Exercise brief: Repeat the listing that follows, character for character, minus the pictures.

Supplied material:
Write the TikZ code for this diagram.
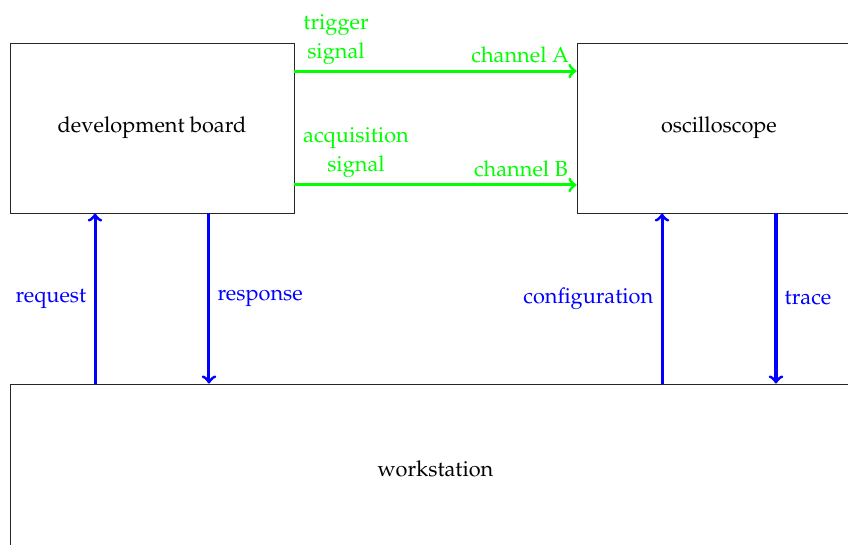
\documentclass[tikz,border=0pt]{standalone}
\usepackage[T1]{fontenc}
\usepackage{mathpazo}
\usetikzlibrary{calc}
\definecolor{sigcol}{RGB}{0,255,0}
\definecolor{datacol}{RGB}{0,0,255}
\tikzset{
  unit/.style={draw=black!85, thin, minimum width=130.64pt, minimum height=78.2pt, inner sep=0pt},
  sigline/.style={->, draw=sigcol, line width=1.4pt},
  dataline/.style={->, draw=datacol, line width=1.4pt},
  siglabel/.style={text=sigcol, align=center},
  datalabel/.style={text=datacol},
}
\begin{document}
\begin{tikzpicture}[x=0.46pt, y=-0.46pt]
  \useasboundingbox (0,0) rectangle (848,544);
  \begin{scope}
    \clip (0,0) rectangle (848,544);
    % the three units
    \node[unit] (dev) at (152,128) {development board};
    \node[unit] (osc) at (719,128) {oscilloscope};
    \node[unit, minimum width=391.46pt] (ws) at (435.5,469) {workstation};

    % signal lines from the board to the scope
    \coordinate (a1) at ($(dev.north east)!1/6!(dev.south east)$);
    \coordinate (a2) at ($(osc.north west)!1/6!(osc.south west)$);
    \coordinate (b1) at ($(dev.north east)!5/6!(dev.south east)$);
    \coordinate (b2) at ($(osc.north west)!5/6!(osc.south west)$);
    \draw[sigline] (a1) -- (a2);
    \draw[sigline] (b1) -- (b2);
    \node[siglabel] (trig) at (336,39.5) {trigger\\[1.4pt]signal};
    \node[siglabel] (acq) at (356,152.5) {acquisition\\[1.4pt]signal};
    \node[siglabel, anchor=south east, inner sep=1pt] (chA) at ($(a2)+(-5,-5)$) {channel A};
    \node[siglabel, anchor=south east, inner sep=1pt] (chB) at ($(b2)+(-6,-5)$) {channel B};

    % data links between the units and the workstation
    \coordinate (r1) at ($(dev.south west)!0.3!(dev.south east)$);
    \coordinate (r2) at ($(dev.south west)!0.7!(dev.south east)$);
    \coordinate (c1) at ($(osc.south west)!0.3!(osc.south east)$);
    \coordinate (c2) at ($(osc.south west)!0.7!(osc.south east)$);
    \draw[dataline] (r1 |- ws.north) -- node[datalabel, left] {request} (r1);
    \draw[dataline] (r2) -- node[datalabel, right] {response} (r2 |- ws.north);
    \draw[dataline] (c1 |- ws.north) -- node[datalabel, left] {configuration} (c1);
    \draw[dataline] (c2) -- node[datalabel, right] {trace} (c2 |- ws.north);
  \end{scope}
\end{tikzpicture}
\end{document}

Exercise output:
Write the TikZ code for this diagram.
\documentclass[tikz,border=0pt]{standalone}
\usepackage[T1]{fontenc}
\usepackage{mathpazo}
\usetikzlibrary{calc}
\definecolor{sigcol}{RGB}{0,255,0}
\definecolor{datacol}{RGB}{0,0,255}
\tikzset{
  unit/.style={draw=black!85, thin, minimum width=130.64pt, minimum height=78.2pt, inner sep=0pt},
  sigline/.style={->, draw=sigcol, line width=1.4pt},
  dataline/.style={->, draw=datacol, line width=1.4pt},
  siglabel/.style={text=sigcol, align=center},
  datalabel/.style={text=datacol},
}
\begin{document}
\begin{tikzpicture}[x=0.46pt, y=-0.46pt]
  \useasboundingbox (0,0) rectangle (848,544);
  \begin{scope}
    \clip (0,0) rectangle (848,544);
    % the three units
    \node[unit] (dev) at (152,128) {development board};
    \node[unit] (osc) at (719,128) {oscilloscope};
    \node[unit, minimum width=391.46pt] (ws) at (435.5,469) {workstation};

    % signal lines from the board to the scope
    \coordinate (a1) at ($(dev.north east)!1/6!(dev.south east)$);
    \coordinate (a2) at ($(osc.north west)!1/6!(osc.south west)$);
    \coordinate (b1) at ($(dev.north east)!5/6!(dev.south east)$);
    \coordinate (b2) at ($(osc.north west)!5/6!(osc.south west)$);
    \draw[sigline] (a1) -- (a2);
    \draw[sigline] (b1) -- (b2);
    \node[siglabel] (trig) at (336,39.5) {trigger\\[1.4pt]signal};
    \node[siglabel] (acq) at (356,152.5) {acquisition\\[1.4pt]signal};
    \node[siglabel, anchor=south east, inner sep=1pt] (chA) at ($(a2)+(-5,-5)$) {channel A};
    \node[siglabel, anchor=south east, inner sep=1pt] (chB) at ($(b2)+(-6,-5)$) {channel B};

    % data links between the units and the workstation
    \coordinate (r1) at ($(dev.south west)!0.3!(dev.south east)$);
    \coordinate (r2) at ($(dev.south west)!0.7!(dev.south east)$);
    \coordinate (c1) at ($(osc.south west)!0.3!(osc.south east)$);
    \coordinate (c2) at ($(osc.south west)!0.7!(osc.south east)$);
    \draw[dataline] (r1 |- ws.north) -- node[datalabel, left] {request} (r1);
    \draw[dataline] (r2) -- node[datalabel, right] {response} (r2 |- ws.north);
    \draw[dataline] (c1 |- ws.north) -- node[datalabel, left] {configuration} (c1);
    \draw[dataline] (c2) -- node[datalabel, right] {trace} (c2 |- ws.north);
  \end{scope}
\end{tikzpicture}
\end{document}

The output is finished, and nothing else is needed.